With computers now controlling critical assets, it's more important than ever for cyber and physical security managers to work together.
Comment on this article in The Forum.Linda Wilbanks can't fire a gun, but as chief information officer at the Energy Department's National Nuclear Security Administration, she's working with executives to ensure nuclear materials don't fall into the wrong hands. Why is the CIO involved in keeping nuclear materials secure? "Somewhere along the line, there's going to be IT controls" involved, Wilbanks says.
The distinctions are disappearing between securing physical assets like radioactive material and securing information stored on laptops and in networks. Computers have become the de facto mechanism for controlling critical infrastructure. Networks manage not only sensitive data but also the operations of everything from generators to water pumps to nuclear reactors. Many of these systems are accessible through the Internet, which means agencies run the risk of a hacker shutting down operations or a catastrophic failure.
"There are many overlapping components in IT security, cybersecurity and physical security," says Pat Howard, chief information security officer at the Nuclear Regulatory Commission. "More recent is the desire of our opponents to exploit those [overlapping components] and use them against us by bringing down our critical infrastructure remotely."
In March 2007, researchers at the Idaho National Laboratory demonstrated to the Homeland Security Department how they could go online to hack into the programs that control the operations of a generator and manipulate settings so it would self-destruct. The scene of a generator shaking, spewing steam and then breaking down sent shock waves through governments and corporations.
DHS later developed the National Infrastructure Protection Plan and strategies for each economic segment to provide a coordinated approach to protect networks that operate critical infrastructures in the areas of finance, transportation and utilities.
The U.S. Computer Emergency Readiness Team's Control Systems Security Program coordinates infrastructure network protection, offering resources such as a control system cybersecurity self-assessment tool, a curriculum for security training and recommended practices. But agency needs vary, influenced largely by the type and sensitivity of assets. Best practices focus on comprehensive risk assessment, collaboration between those responsible for the security of physical assets and IT, and a governance structure that ensures the managers in charge aren't the weak link.
"[Physical] access restrictions to a particular asset are not good enough if you're also giving all employees access to its networked control system," says Robert Jamison, undersecretary for DHS' National Protection and Programs Directorate. "Agencies have to understand that if they have control systems or physical assets that are connected to a network that is connected to the Internet, there is inherent risk."
In theory, if CIOs conduct risk assessments, as required under the 2002 Federal Information Security Management Act, then protecting physical assets shouldn't add much work, if any. FISMA requires agencies to determine the risk if a hacker gained access to its information systems. Each is assigned a level of risk - low, medium or high - and then the agency determines which security controls to apply.

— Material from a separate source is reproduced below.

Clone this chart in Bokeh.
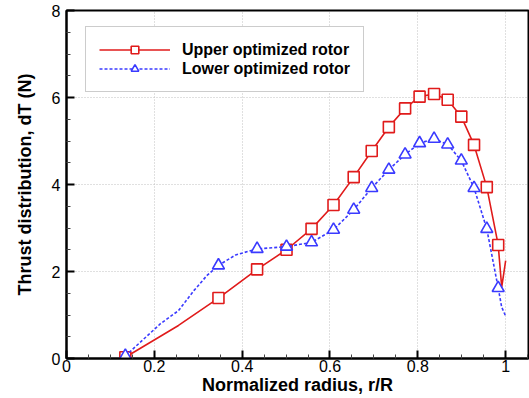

If an agency deems an asset high risk, it should do as much as possible to shield the system from access. At the National Nuclear Security Administration, IT systems that link to sensitive control systems are housed on the agency's highly classified red network, which is not connected to the Internet. NNSA has classified one of its two other networks as yellow, because it connects semiclassified IT systems and includes extensive access controls. The agency has classified the third system as green, because it connects nonclassified systems and manages information delivered to the public Web site.
To provide guidance on how to assign risk to systems, the National Institute of Standards and Technology released Special Publication 800-60, "Guide for Mapping Types of Information and Information Systems to Security Categories."
"The NIST process is absolutely superb," says Marian Cody, senior information security officer at the Environmental Protection Agency. "What I don't see, however, is the same bible for those who handle physical security. . . . You have to know what you have, and then you have to know the associated risk so you can figure out how to protect it."
NNSA launched its network infrastructure classification this spring, almost a year after an employee at Los Alamos National Laboratory entered a protected vault and saved on a flash drive information on underground nuclear weapons tests that was stored on a classified computer server. The employee printed more than 200 pages of documents to work on them at home.
"In that case, it was shortcomings in physical and cybersecurity," Wilbanks says. Access to the server was not protected properly, allowing the thumb drive to be attached and data to be downloaded, and gates that block access to computer servers were not locked. Now cybersecurity managers work with managers in charge of physical security to conduct inspections of the labs and infrastructure. The team spends four hours a week walking through facilities to check security.
Physical security has long been isolated from IT at federal agencies, and changing that can be hard. But some agencies like NNSA have changed their reporting structure to ease collaboration between the physical and cyber worlds. Wilbanks reports to the deputy administrator of NNSA, whose office collects data on new assets that facilities commission. At NRC, the CIO also carries the title of deputy executive director for corporate management, which oversees physical assets.
"There's alignment that allows closer coordination and cross fertilization," Howard says. "It's new, but it's clear that it will be advantageous to have that level of integration that provides both sides a seat at the same table. We can learn to speak a common language."